Wastelanding: Legacies of Uranium Mining in Navajo Country

May 1st, 2016 | By | Category: 27-4: Good Medicine, Media Reviews
By Doug Brugge

Wastelanding: Legacies of Uranium Mining in Navajo Country By Traci Brynne VoylesBy Traci Brynne Voyles
University of Minnesota Press (2015)
304 pages

Review by Doug Brugge

This book, based on extensive reading of secondary sources, is framed from an anticolonial–feminist perspective that is somewhat polemical and ideological. The author posits that U.S. industrial capitalism requires, or at least desires, to designate Native American lands as wasteland in order to devalue the people and land and render them exploitable for extraction of natural resources. Voyles is at her best when deconstructing media and popular narratives of how White people saw the Navajos in relation to the “uranium boom” on the Colorado Plateau. Her understanding and presentation of health science is less firm-footed.

A high point of the book is the thorough demolishing of the obviously fictionalized media stories of Paddy Martinez, the Navajo man who allegedly sparked uranium mining in the Grants, New Mexico area by finding high-grade ore. Her thoroughly convincing demonstration of the racist and even ludicrous nature of the highly inconsistent public narrative is well worth reading. So are other thoughtful and probing efforts to explore how words and messages about uranium, nuclear weapons, and the Navajo people reveal underlying, sometimes subtle and hard to discern, racial and sex-based assumptions and biases.

I have some doubts about her historical interpretation of the motivation for the brutal military campaign against the Navajo s around the time of the U.S. Civil War. Maybe the Navajos were singled out for the slash-and-burn tactics employed. But another possibility is that this approach to warfare was ushered in via Sherman’s scorched-earth campaign through the South to win the war for the North.

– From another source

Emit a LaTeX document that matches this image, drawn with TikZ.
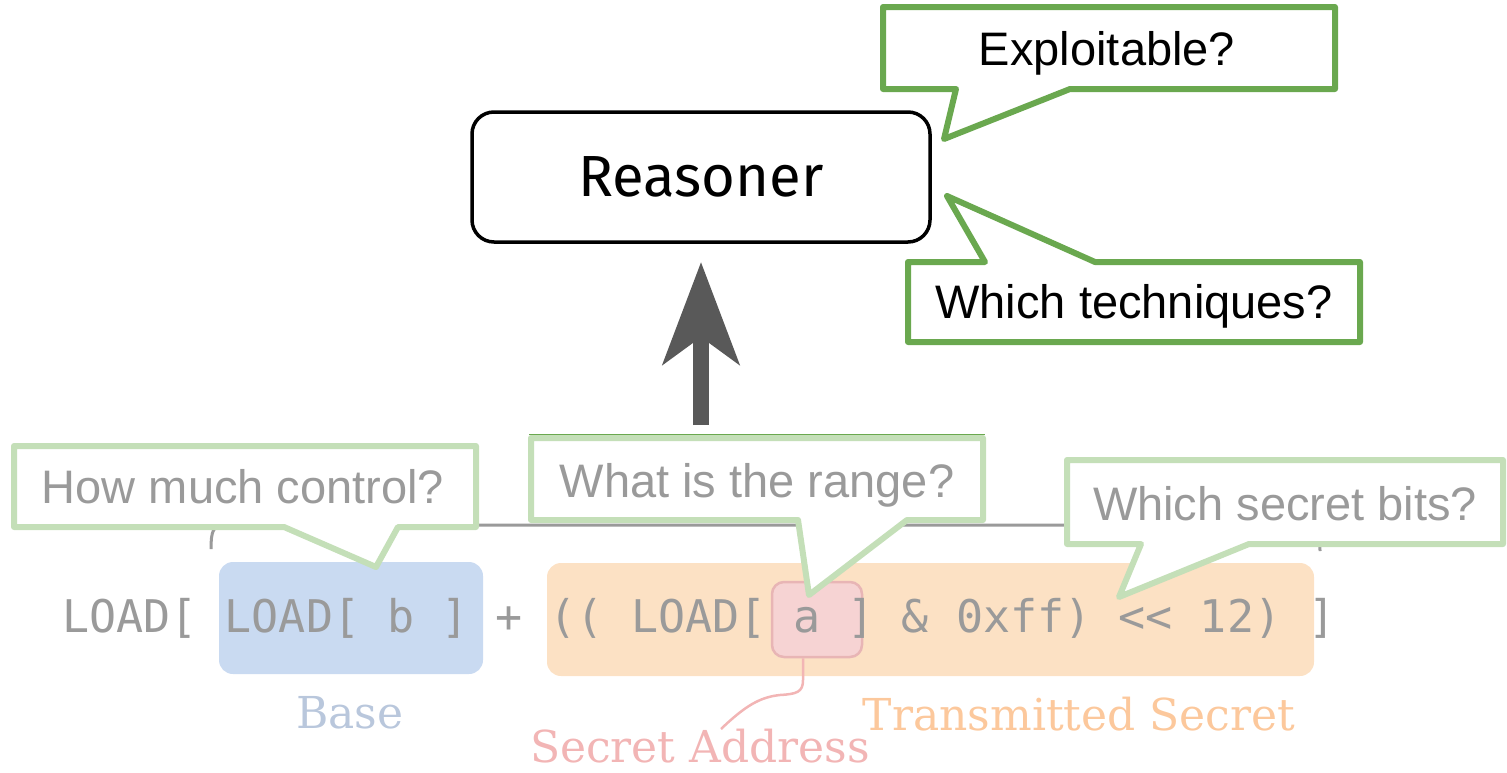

I have another question regarding the author’s thesis about “wastelanding” and what she would prefer in terms of economic development for the Navajo people. At times it almost feels like she romanticizes the poverty that I witnessed growing up on the reservation. Maybe she thinks that industrial capitalism (and the information age) should have left the Navajo people alone. I hope that what she was implying was economic development, but with greater respect for the sovereignty and culture of the Navajo people. The latter is what I think most Navajos wanted and still seek.

Another area of uncertainty with regard to the book’s main thesis is how it applies to socioeconomic class and, specifically, to White and Hispanic miners. Obviously, the author chose to focus on the Navajo people, and with good reason. However, the validity of her thesis as an intellectual product depends to some extent on the relation of wastelanding to non-Native populations. My contention has long been that the U.S. government basically put national security above the interests of everything during the early Cold War period and that Native Americans, among them the Navajo people, were one of many populations harmed in the process. Toward the end of the book, the author addresses White mining communities and correctly identifies that they choose economic development over environment. But large numbers of them paid the price with their lives. In the end, this book is thought-provoking and challenging. That is always a good thing, even if the reader does not end up agreeing with everything they read.

Doug Brugge, Ph.D., is a professor of public health and community medicine at Tufts University School of Medicine.